Working out where to invest £100,000 isn’t easy. Today, investors are spoilt for choice when it comes to options. Here, I’m going to highlight three ideas for £100k. These are the kinds of assets I’d be considering if I was looking to invest this amount of money (for the long term) right now.
Financial goals
Before I look at the investment ideas, I want to stress that the first thing I’d do if I was planning to invest £100k (or any amount of money for that matter), is think about my financial goals and risk tolerance. These would impact my investment strategy.
Minimising tax
I’d also think about how to invest my money tax-efficiently. One way I could do this is by investing in a Stocks and Shares ISA. Within this type of account, all gains and income are tax-free.

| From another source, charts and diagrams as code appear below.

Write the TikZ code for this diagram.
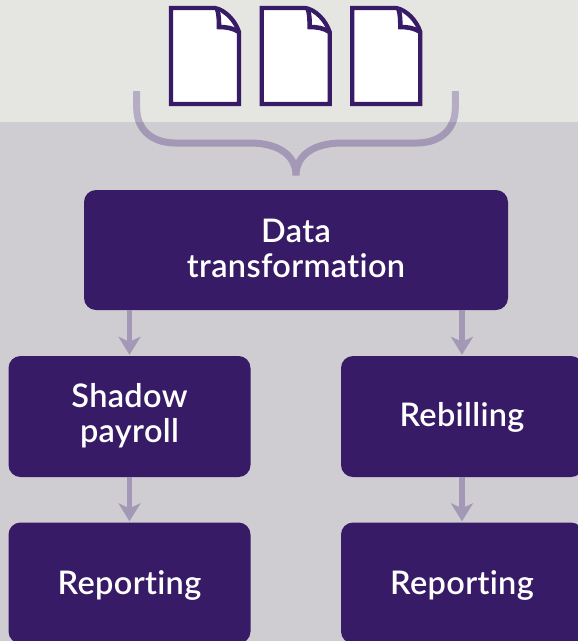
\documentclass[tikz,border=0pt]{standalone}
\usepackage{fontspec}
\setmainfont{Lato Semibold}[Ligatures=NoCommon,LetterSpace=1]
\usetikzlibrary{arrows.meta}
\definecolor{bgtop}{HTML}{E5E6E2}
\definecolor{bgmain}{HTML}{CFCDD2}
\definecolor{deep}{HTML}{371B66}
\definecolor{link}{HTML}{A398B6}
\definecolor{linklight}{HTML}{B5ADC4}
\tikzset{
  x=1pt,y=-1pt,
  box/.style={fill=deep,rounded corners=12pt,inner sep=0pt,text=white,align=center,font=\fontsize{32.5}{35}\selectfont,minimum width=242pt,minimum height=121pt},
  flow/.style={draw=link,line width=5.5pt,-{Stealth[length=18pt,width=22pt,inset=5pt]},shorten >=1pt},
  brace/.style={line width=7pt,line join=round},
  docsheet/.style={draw=deep,line width=4.3pt,fill=white,line join=miter},
  docfold/.style={draw=deep,line width=4.6pt,fill=white,line join=miter}
}
\newcommand{\docicon}[1]{%
  \begin{scope}[shift={(#1,0)}]
    \draw[docsheet] (171,8) -- (215,8) .. controls (225,10) and (235,20) .. (239,32) -- (239,104) -- (171,104) -- cycle;
    \draw[docfold] (217,8.5) .. controls (219,14) and (219,22) .. (219,27) .. controls (226,27) and (233,28) .. (239,32);
  \end{scope}}
\begin{document}
\begin{tikzpicture}
\useasboundingbox (0,0) rectangle (578,641);
\fill[bgtop] (0,0) rectangle (578,122);
\fill[bgmain] (0,122) rectangle (578,641);
\docicon{0}
\docicon{90.67}
\docicon{181.33}
\def\bracepath{(136.7,91) -- (136.7,108) .. controls (136.7,132) and (155,143) .. (175,143) -- (250,143) .. controls (278,143) and (296,155) .. (296,175.5)
 (455.3,91) -- (455.3,108) .. controls (455.3,132) and (437,143) .. (417,143) -- (342,143) .. controls (314,143) and (296,155) .. (296,175.5)}
\begin{scope}
  \clip (0,0) rectangle (578,122);
  \draw[brace,draw=linklight] \bracepath;
\end{scope}
\begin{scope}
  \clip (0,122) rectangle (578,641);
  \draw[brace,draw=link] \bracepath;
\end{scope}
\begin{scope}
  \clip (0,0) rectangle (578,641);
  \node[box,minimum width=424pt,minimum height=120pt] (data) at (296,250) {Data\\transformation\rule[-4pt]{0pt}{4pt}};
  \node[box] (shadow) at (129.5,416.5) {Shadow\\payroll\rule[-7pt]{0pt}{7pt}};
  \node[box] (rebill) at (462,416.5) {\rule{0pt}{26pt}Rebilling};
  \node[box] (repa) at (129.5,583) {\rule{0pt}{28pt}Reporting};
  \node[box] (repb) at (462,583) {\rule{0pt}{28pt}Reporting};
\end{scope}
\draw[flow] (shadow.north |- data.south) -- (shadow.north);
\draw[flow] (rebill.north |- data.south) -- (rebill.north);
\draw[flow] (shadow.south) -- (repa.north);
\draw[flow] (rebill.south) -- (repb.north);
\end{tikzpicture}
\end{document}
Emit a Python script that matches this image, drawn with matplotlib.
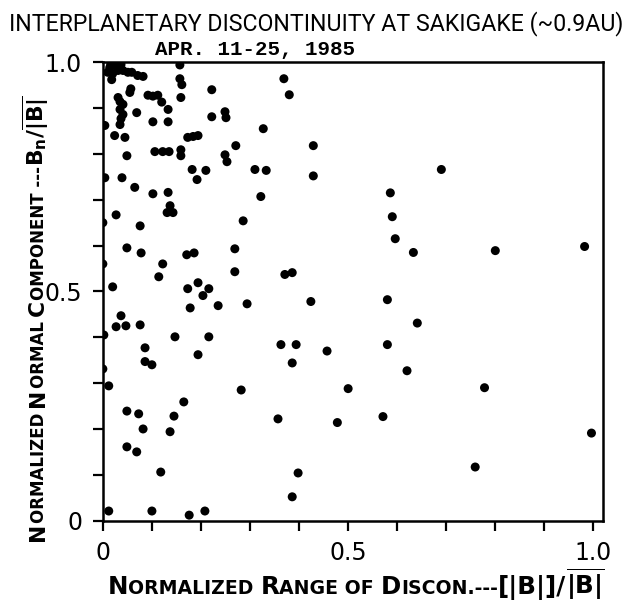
import matplotlib
matplotlib.use("Agg")
import matplotlib.pyplot as plt
from matplotlib.ticker import MultipleLocator, FixedLocator

# normalized range of discontinuity  [|B|]/<|B|>
range_norm = [
    0.016, 0.027, 0.037, 0.014, 0.024, 0.010, 0.020, 0.031, 0.041, 0.051,
    0.059, 0.071, 0.082, 0.018, 0.057, 0.055, 0.031, 0.035, 0.041, 0.035,
    0.041, 0.037, 0.035, 0.092, 0.102, 0.112, 0.120, 0.133, 0.157, 0.157,
    0.161, 0.159, 0.222, 0.069, 0.102, 0.133, 0.222, 0.249, 0.251, 0.004,
    0.024, 0.045, 0.327, 0.173, 0.184, 0.194, 0.271, 0.049, 0.106, 0.122,
    0.135, 0.159, 0.159, 0.249, 0.253, 0.182, 0.210, 0.192, 0.310, 0.333,
    0.004, 0.039, 0.065, 0.102, 0.133, 0.137, 0.322, 0.131, 0.143, 0.027,
    0.000, 0.076, 0.286, 0.049, 0.078, 0.171, 0.186, 0.269, 0.000, 0.122,
    0.269, 0.114, 0.020, 0.194, 0.173, 0.216, 0.204, 0.178, 0.235, 0.294,
    0.037, 0.027, 0.047, 0.076, 0.002, 0.147, 0.216, 0.086, 0.194, 0.086,
    0.100, 0.000, 0.012, 0.282, 0.165, 0.049, 0.073, 0.145, 0.082, 0.137,
    0.049, 0.069, 0.118, 0.012, 0.100, 0.176, 0.208, 0.369, 0.380, 0.429,
    0.429, 0.690, 0.586, 0.590, 0.596, 0.633, 0.371, 0.386, 0.424, 0.580,
    0.641, 0.363, 0.394, 0.386, 0.457, 0.580, 0.620, 0.500, 0.357, 0.478,
    0.571, 0.398, 0.386, 0.800, 0.982, 0.778, 0.996, 0.759,
]

# normalized normal component  Bn/<|B|>
normal_comp = [
    0.995, 0.998, 0.995, 0.988, 0.993, 0.978, 0.975, 0.982, 0.982, 0.978,
    0.978, 0.971, 0.969, 0.962, 0.942, 0.934, 0.923, 0.914, 0.908, 0.897,
    0.886, 0.877, 0.864, 0.928, 0.926, 0.928, 0.913, 0.897, 0.994, 0.964,
    0.951, 0.923, 0.940, 0.890, 0.870, 0.870, 0.881, 0.892, 0.879, 0.862,
    0.840, 0.836, 0.855, 0.836, 0.838, 0.840, 0.818, 0.796, 0.805, 0.805,
    0.805, 0.809, 0.796, 0.798, 0.783, 0.766, 0.764, 0.744, 0.766, 0.764,
    0.748, 0.748, 0.727, 0.713, 0.716, 0.687, 0.707, 0.672, 0.672, 0.667,
    0.650, 0.643, 0.654, 0.595, 0.584, 0.580, 0.584, 0.593, 0.560, 0.560,
    0.543, 0.532, 0.510, 0.519, 0.506, 0.506, 0.491, 0.464, 0.469, 0.473,
    0.447, 0.423, 0.425, 0.427, 0.405, 0.401, 0.401, 0.377, 0.362, 0.347,
    0.340, 0.331, 0.294, 0.285, 0.259, 0.239, 0.233, 0.228, 0.200, 0.194,
    0.161, 0.150, 0.106, 0.021, 0.021, 0.012, 0.021, 0.964, 0.929, 0.818,
    0.752, 0.766, 0.715, 0.663, 0.615, 0.585, 0.537, 0.541, 0.478, 0.482,
    0.431, 0.384, 0.384, 0.344, 0.370, 0.384, 0.327, 0.288, 0.222, 0.214,
    0.227, 0.104, 0.052, 0.589, 0.598, 0.290, 0.191, 0.117,
]

major_ticks = [0.0, 0.5, 1.0]
tick_labels = ["0", "0.5", "1.0"]

FONT = "Roboto"
LABEL_FONT = "DejaVu Sans"

fig = plt.figure(figsize=(6.31, 6.04), dpi=100)
ax = fig.add_axes([0.163, 0.138, 0.793, 0.759])
renderer = fig.canvas.get_renderer()

ax.scatter(range_norm, normal_comp, s=42, c="black", edgecolors="none", zorder=3)

ax.set_xlim(0, 1.02)
ax.set_ylim(0, 1.0)

for axis in (ax.xaxis, ax.yaxis):
    axis.set_major_locator(FixedLocator(major_ticks))
    axis.set_minor_locator(MultipleLocator(0.1))
ax.set_xticklabels(tick_labels)
ax.set_yticklabels(tick_labels)
ax.tick_params(which="both", direction="out", width=1.6, length=7,
               top=False, right=False, labelsize=17, pad=8)
for sp in ax.spines.values():
    sp.set_linewidth(1.8)


def fit_width(t, target_px):
    # shrink/grow a text so it spans target_px
    w = t.get_window_extent(renderer).width
    t.set_fontsize(t.get_fontsize() * target_px / w)


title = fig.text(316 / 631, 1 - 30 / 604, "INTERPLANETARY DISCONTINUITY AT SAKIGAKE (~0.9AU)",
                 ha="center", va="baseline", fontsize=17, family=FONT)
fit_width(title, 615)
sub = fig.text(155 / 631, 1 - 55 / 604, "APR. 11-25, 1985", ha="left", va="baseline",
               fontsize=15, family="Liberation Mono", weight="bold")
fit_width(sub, 200)


def piece_width(s, size):
    t = fig.text(0, 0, s, fontsize=size, family=LABEL_FONT, weight="bold")
    w = t.get_window_extent(renderer).width
    t.remove()
    return w


def small_caps(x0, y0, pieces, length_px, vertical=False):
    # write a line piece by piece so capitals can be larger (small caps look),
    # scaled so the whole line spans length_px
    W, H = fig.bbox.width, fig.bbox.height
    total = sum(piece_width(s, size) for s, size in pieces)
    scale = length_px / total
    pos = 0.0
    for s, size in pieces:
        size = size * scale
        if vertical:
            x, y = x0, y0 + pos / H
        else:
            x, y = x0 + pos / W, y0
        fig.text(x, y, s, fontsize=size, family=LABEL_FONT, weight="bold",
                 ha="left", va="baseline", rotation=90 if vertical else 0,
                 rotation_mode="anchor")
        pos += piece_width(s, size)


small_caps(108 / 631, 1 - 594 / 604, [
    ("N", 15), ("ORMALIZED ", 11.5), ("R", 15), ("ANGE OF ", 11.5),
    ("D", 15), ("ISCON.---", 11.5), ("[|B|]/", 15),
    ("$\\mathregular{\\overline{|B|}}$", 15)],
    length_px=497)
small_caps(44 / 631, 1 - 541 / 604, [
    ("N", 15), ("ORMALIZED ", 11.5), ("N", 15), ("ORMAL ", 11.5),
    ("C", 15), ("OMPONENT ---", 11.5), ("$\\mathregular{B_n/\\overline{|B|}}$", 15)],
    length_px=448, vertical=True)

fig.savefig("out.png", dpi=100)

Every adult in the UK has a £20k annual allowance, meaning that over two tax years, a couple could potentially invest £80k tax-free.
Another solid option for tax-efficient investing is a pension. Here, investment gains and income are tax-free too. Meanwhile, contributions come with tax relief.
Please note that tax treatment depends on the individual circumstances of each client and may be subject to change in future. The content in this article is provided for information purposes only. It is not intended to be, neither does it constitute, any form of tax advice. Readers are responsible for carrying out their own due diligence and for obtaining professional advice before making any investment decisions.
A solid investment
As for the ideas, the first I want to highlight is investment funds. These are a solid option for a lot of investors because they provide diversified exposure to the stock market (the greatest wealth creation machine of all time) and tend to provide solid returns over the long term (returns are never guaranteed though).
If I was looking to invest £100k, I’d allocate some capital to both passive tracker funds (which simply track the market for a low fee) and actively-managed funds (which are managed by professional fund managers).
One fund I’d certainly invest in is Fundsmith Equity. It’s an actively-managed global equity fund with a fantastic track record.
Low-cost investing
Next, we have investment trusts. These are similar to funds but they are traded on the stock market like regular shares and often have very low annual fees.
There are investment trusts for growth, income, and everything in between.
One that’s popular with growth investors is Scottish Mortgage. It typically invests in disruptive technology companies. Over the last decade, it has done very well.
Meanwhile, one that’s favoured by income investors is Murray Income. It has registered nearly 50 consecutive dividend increases now and currently has a yield of around 4%.
Potential for big gains
My final idea for £100k is individual stocks. Investing in stocks directly has several advantages over investing in funds and trusts.
One is that investors have far more flexibility. They can invest in the companies they love, and avoid companies they don’t like.
Secondly, there’s potential for big gains. For example, investing $10,000 in Apple shares five years ago would now be worth close to $40,000.
On the downside, stocks are riskier than funds and trusts. However, risks can be reduced by investing in a range of different companies and holding them for the long term.
Building a portfolio
It’s worth pointing out that these three investment ideas aren’t mutually exclusive. They can be combined to build a top portfolio.
If I was investing £100k today, I’d be looking to incorporate all three in my portfolio.